Tuesday, September 20, 2011

Utah: still punching above its weight

Tacking a different tack, I thought I'd pull together some info on recreation opportunities for those of us in the western US. Growing up in Utah, I've often found it odd the way Americans view the state separately as either the odd-ball home of the LDS Church or an outdoor mecca. Traveling around down there and meeting gobs of Europeans and Asians, it seems most of the world has opted for the latter.

In this vein then, and for those who need a refresher, I'll explain some of the outdoor attractions all encompassed within a few hours of each other, snugly couched south of I-70 and east of I-15 in Utah's southern half. The ski opportunities in northern Utah separately deserve high praise, but we'll leave that to others. In terms of geographic context, as Utah sits in the middle of the Western US and Salt Lake's airport is a Delta hub, this region, while remote, is also fairly accessible.

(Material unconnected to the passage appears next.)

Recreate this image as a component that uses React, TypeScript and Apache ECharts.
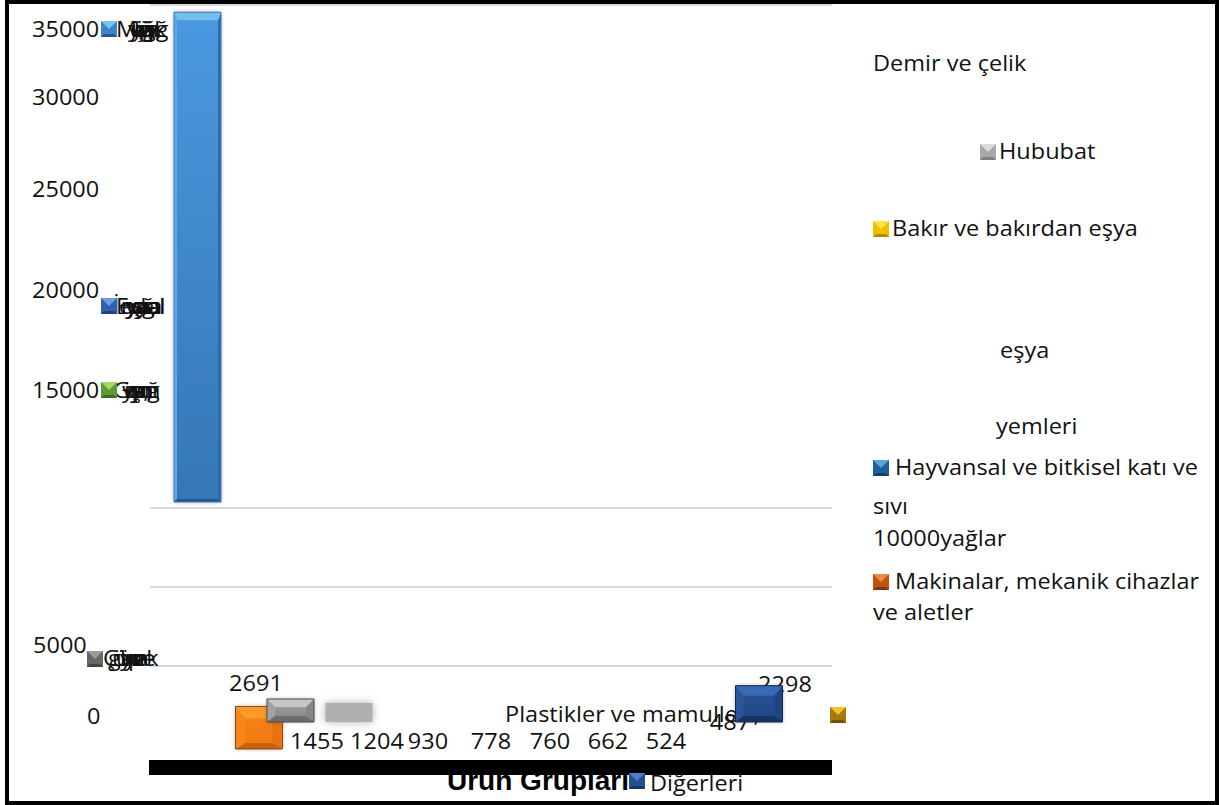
import React, { useEffect, useRef } from "react";
import * as echarts from "echarts";

const categories = [
  "Mineral yakıtlar", "Makinalar, mekanik cihazlar ve aletler", "Demir ve çelik", "Hububat",
  "Bakır ve bakırdan eşya", "Demir veya çelikten eşya", "Hayvan yemleri",
  "Hayvansal ve bitkisel katı ve sıvı yağlar", "Giyim eşyası", "Plastikler ve mamulleri", "Diğerleri",
];
const values = [31000, 2691, 1455, 1204, 930, 778, 760, 662, 524, 487, 2298];
const valueLabels = ["", "2691", "1455", "1204", "930", "778", "760", "662", "524", "487", "2298"];
const gridValues = [5000, 10000, 15000, 46835];
const AXIS_MAX = 46835;

// the picture's displaced bars: offset of each bar and its label from its natural slot
const barVisible = [1, 1, 1, 1, 0, 0, 0, 0, 0, 0, 1];
const barDx = [16.5, 16, -14.5, -18, 0, 0, 0, 0, 0, 0, -42];
const barLift = [15380, -253, 1456, 1456, 0, 0, 0, 0, 0, 0, 1456];
const labelDx = [0, 13, 12, 10, -1, 0, -3, -7, -11, -9, -16];
const labelDy = [0, -62, -4, -4, -4, -4, -4, -4, -4, -23, -61];
const blue = { top: "#74bdf0", left: "#5fa8e8", right: "#2f6aa6", bottom: "#25598c", line: "#3f78b4", a: "#4b98e0", b: "#3477b5", depth: 8, side: 3 };
const orange = { top: "#fd9a2c", left: "#f6851a", right: "#e8720f", bottom: "#c9620d", line: "#8a4a14", a: "#f78416", b: "#f07810", depth: 12, side: 10 };
const grey = { top: "#c6c6c6", left: "#a2a2a2", right: "#868686", bottom: "#6c6c6c", line: "#4e4e4e", a: "#a2a2a2", b: "#848484", depth: 8, side: 8 };
const navy = { top: "#3a68b2", left: "#2a5599", right: "#1e4580", bottom: "#163463", line: "#10294e", a: "#2a5499", b: "#1e4684", depth: 10, side: 8 };
const palettes: any[] = [blue, orange, grey, grey, grey, grey, grey, grey, grey, grey, navy];

const FONT = "'Open Sans'";
const FS = 21;
const STRETCH = 1.12;

const axisTexts = [
  { t: "35000", x: 32, y: 29 },
  { t: "30000", x: 32, y: 97 },
  { t: "25000", x: 32, y: 189 },
  { t: "20000", x: 32, y: 290 },
  { t: "15000", x: 32, y: 390 },
  { t: "5000", x: 33, y: 645 },
  { t: "0", x: 87, y: 716 },
];
const legendTexts = [
  { t: "Demir ve çelik", x: 873, y: 63 },
  { t: "Hububat", x: 999, y: 151 },
  { t: "Bakır ve bakırdan eşya", x: 892, y: 228 },
  { t: "eşya", x: 1000, y: 350 },
  { t: "yemleri", x: 996, y: 426 },
  { t: "Hayvansal ve bitkisel katı ve", x: 895, y: 467 },
  { t: "sıvı", x: 873, y: 506 },
  { t: "10000yağlar", x: 873, y: 538 },
  { t: "Makinalar, mekanik cihazlar", x: 895, y: 581 },
  { t: "ve aletler", x: 873, y: 612 },
  { t: "Plastikler ve mamulleri,", x: 505, y: 714 },
];
const swatches = [
  { x: 101, y: 21, top: "#7cc2f2", mid: "#3d85c8", bot: "#23598f" },
  { x: 101, y: 298, top: "#6f9be0", mid: "#3560b0", bot: "#20407c" },
  { x: 101, y: 382, top: "#a6d86a", mid: "#5f9a32", bot: "#3f6b1e" },
  { x: 87, y: 651, top: "#9a9a9a", mid: "#666666", bot: "#444444" },
  { x: 980, y: 144, top: "#dddddd", mid: "#a8a8a8", bot: "#808080" },
  { x: 873, y: 221, top: "#ffe14d", mid: "#f0bf00", bot: "#b08a00" },
  { x: 873, y: 460, top: "#58a5dd", mid: "#1f5f9c", bot: "#163f68" },
  { x: 873, y: 574, top: "#f08a3c", mid: "#c2530f", bot: "#7f360c" },
  { x: 830, y: 707, top: "#f2c230", mid: "#a57808", bot: "#6f5006" },
];
const overprints = [
  { y: 29, items: [["M", 116], ["ü", 130], ["ç", 134], ["ay", 133], ["ığ", 137], ["üş,", 130], ["yağ", 131], ["lük", 134], ["ğı", 140], ["ya", 128]] },
  { y: 306, items: [["İ", 113], ["Ev", 116], ["eş", 119], ["ya", 125], ["çı", 130], ["ya", 136], ["dal", 132], ["ğı", 142], ["ca", 138], ["ya,", 126], ["na", 121], ["el", 146]] },
  { y: 390, items: [["G", 113], ["iy", 124], ["çı", 128], ["ın", 133], ["ış,", 126], ["ağ", 134], ["ın", 140], ["ya,", 122], ["ım", 130], ["an", 126]] },
  { y: 658, items: [["Ç", 103], ["gı", 108], ["ür", 112], ["ün", 116], ["kı", 120], ["ya", 124], ["pe", 128], ["ek", 133], ["ya", 120], ["ın", 128]] },
];

function bevel(x: number, y: number, w: number, h: number, p: any, z2 = 0) {
  const r = x + w, d = y + h, t = p.depth, s = p.side, u = Math.min(p.side, 6);
  const fill = { type: "linear", x: 0, y: 0, x2: 0, y2: 1, colorStops: [{ offset: 0, color: p.a }, { offset: 1, color: p.b }] };
  const poly = (pts: number[][], c: string) => ({ type: "polygon", z2, shape: { points: pts }, style: { fill: c } });
  return [
    { type: "rect", z2, shape: { x, y, width: w, height: h }, style: { fill, shadowBlur: 4, shadowColor: "rgba(0,0,0,0.3)" } },
    poly([[x, y], [x + s, y + t], [x + s, d - u], [x, d]], p.left),
    poly([[r, y], [r - s, y + t], [r - s, d - u], [r, d]], p.right),
    poly([[x, d], [x + s, d - u], [r - s, d - u], [r, d]], p.bottom),
    poly([[x, y], [r, y], [r - s, y + t], [x + s, y + t]], p.top),
    { type: "rect", z2, shape: { x, y, width: w, height: h }, style: { fill: "none", stroke: p.line, lineWidth: 1 } },
  ];
}

const BAR_W = 47;
function renderItem(_params: any, api: any) {
  const i = api.value(0);
  const v = api.value(1);
  const children: any[] = [];
  const zero = api.coord([i, 0]);
  if (valueLabels[i]) {
    children.push({
      type: "text", z2: 1,
      x: zero[0] + labelDx[i], y: zero[1] + labelDy[i], scaleX: STRETCH,
      style: {
        text: valueLabels[i],
        fontFamily: FONT, fontSize: FS, fill: "#111", align: "center", verticalAlign: "middle",
      },
    });
  }
  if (barVisible[i]) {
    const lo = api.coord([i, barLift[i]]);
    const hi = api.coord([i, barLift[i] + v]);
    const x = lo[0] + barDx[i] - BAR_W / 2;
    if (i === 3) {
      children.push({
        type: "rect", z2: 2,
        shape: { x, y: hi[1], width: BAR_W, height: lo[1] - hi[1] },
        style: { fill: "#b0b0b0", shadowBlur: 8, shadowColor: "#b0b0b0" },
      });
    } else {
      children.push(...bevel(x, hi[1], BAR_W, lo[1] - hi[1], palettes[i], 2));
    }
  }
  return { type: "group", children };
}

function swatchEl(s: any, z: number) {
  const S = 16, b = 5;
  const { x, y } = s;
  return {
    type: "group", z,
    children: [
      { type: "rect", z, shape: { x, y, width: S, height: S }, style: { fill: s.mid } },
      { type: "polygon", z, shape: { points: [[x, y], [x + S, y], [x + S / 2, y + b + 3]] }, style: { fill: s.top } },
      { type: "polygon", z, shape: { points: [[x, y + S], [x + S, y + S], [x + S - 3, y + S - 3], [x + 3, y + S - 3]] }, style: { fill: s.bot } },
    ],
  };
}

const textEl = (t: string, x: number, y: number, z: number, extra: any = {}, scaleX = STRETCH) => ({
  type: "text", z, x, y, scaleX,
  style: { text: t, fontFamily: FONT, fontSize: FS, fill: "#111", verticalAlign: "middle", ...extra },
});

export default function App() {
  const ref = useRef<HTMLDivElement>(null);
  useEffect(() => {
    document.body.style.margin = "0";
    const chart = echarts.init(ref.current!, null, { renderer: "svg" });
    chart.setOption({
      animation: false,
      backgroundColor: "#fff",
      grid: { left: 150, right: 387, top: 5, bottom: 60 },
      xAxis: { type: "category", data: categories, show: false },
      yAxis: { type: "value", min: 0, max: AXIS_MAX, show: false, splitLine: { show: false } },
      series: [
        {
          type: "custom",
          z: 5,
          renderItem,
          data: values.map((v, i) => [i, v]),
          encode: { x: 0, y: 1 },
          markLine: {
            silent: true,
            symbol: "none",
            animation: false,
            label: { show: false },
            lineStyle: { color: "#d9d9d9", width: 2, type: "solid" },
            data: gridValues.map((v) => ({ yAxis: v })),
            z: 1,
          },
        },
      ],
      graphic: [
        { type: "rect", z: 100, shape: { x: 7, y: 2, width: 1210, height: 801 }, style: { fill: "none", stroke: "#000", lineWidth: 4 } },
        ...axisTexts.map((a) => textEl(a.t, a.x, a.y, 3)),
        ...legendTexts.map((a) => textEl(a.t, a.x, a.y, 3)),
        ...overprints.flatMap((r) => r.items.map(([t, x]) => textEl(t as string, x as number, r.y, 3))),
        ...swatches.map((s) => swatchEl(s, 20)),
        textEl("Ürün Grupları", 447, 780, 30, { fontFamily: "'Liberation Sans'", fontWeight: "bold", fontSize: 28, fill: "#000" }, 1),
        textEl("Diğerleri", 650, 783, 30),
        { type: "rect", z: 40, shape: { x: 149, y: 760, width: 683, height: 15 }, style: { fill: "#000" } },
        swatchEl({ x: 629, y: 773, top: "#4f7fc8", mid: "#234f90", bot: "#163562" }, 50),
      ],
    });
    return () => chart.dispose();
  }, []);
  return <div ref={ref} style={{ width: 1219, height: 805 }} />;
}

To put the region in context, the US has set aside 58 national parks, and Utah, with only ~2% of the country's land area, has 5 such parks (more then any state save AK and CA); all of these are concentrated in the southern half of the state. The features here include Arches, Zion, Canyonlands, Capitol Reef, and Bryce Canyon National Parks; Grand Staircase-Escalante (which is larger than Delaware), Cedar Breaks, Hovenweep, and Natural Bridges National Monuments; Glen Canyon National Recreation area (over a million acres and encompassing Lake Powell); Dixie and Manti-La Sal National Forests; and Monument Valley (as featured in numerous films). There are also a number of state parks and for reference, Salt Lake City, in the north, is a 4-5 hr drive away.

What we have here is a lot of remote wilderness. A lot of rocks, crags, canyons, brush, trees, sand, animals, rivers, and mountains. There are also dark, dark skies. The kind of skies with stars such that, after a moment's glance, you feel as if you could fall into whatever's up there. Amazingly, a few million acres of this desolate earth--and it is desolate--has been preserved. Between the 5 national parks and the Grand Staircase-Escalante Natl Monument, there are about 2.7 million acres protected. Add in the other national monuments and state parks nearby and you nearly have a wild area the size of Connecticut available for your weekend's contemplation.

In terms of where you can settle in for the night, besides the hotels and campgrounds (including developed, primitive, and backcountry) in the vicinity of the various national parks, a couple western US oddities provide extra options. First, unbeknownst to most easterners, the Bureau of Land Management administers immense tracts of lands in the west. In Utah they hold some 22.9 million acres (42% of the state). One of the main benefits of this is that one can often take advantage of their friendly camping policies, which 1) limit you to 14 days at any one site, 2) ask you to pack out what you pack in (duh), 3) avoid camping within 200ft of any water source, and 4) bury human waste 6 to 12" deep well away from streams and campsites. They also tell you to not leave campfires unattended (again, duh), and to use firepans.

The other vast camping resource in the west are the national forests (including the Dixie and Manti-La Sal forests in southern Utah). While the Forest Service does have many designated campsites (see here for Utah's), they have similar dispersed camping policies as the BLM, and officially, what I found was the following: 1) limit your stay in one site to 16 days; 2) camp 100ft away from any stream or water source; 3) do not camp within 1mi of campgrounds (or in the vicinity of picnic areas or trailheads); 4) to prevent resource damage your keep campsite within 150ft of a roadway; and 5) bury feces 6" deep at least 100ft away from any water source. As always, avoid making extra fire pits and practice strict leave no trace policies. It'd be lovely if we could all enjoy these natural wonders in 50 years time.

Go out and enjoy, learn, and protect. Lord knows we, and the remaining wilderness, could use it. To sum up, I'll leave you with the words of Edward Abby, the wise, fierce, and loving defender of the American southwest:
May your trails be crooked, winding, lonesome, dangerous, leading to the most amazing view. May your mountains rise into and above the clouds. May your rivers flow without end, meandering through pastoral valleys tinkling with bells, past temples and castles and poets towers into a dark primeval forest where tigers belch and monkeys howl, through miasmal and mysterious swamps and down into a desert of red rock, blue mesas, domes and pinnacles and grottos of endless stone, and down again into a deep vast ancient unknown chasm where bars of sunlight blaze on profiled cliffs, where deer walk across the white sand beaches, where storms come and go as lightning clangs upon the high crags, where something strange and more beautiful and more full of wonder than your deepest dreams waits for you -- beyond that next turning of the canyon walls.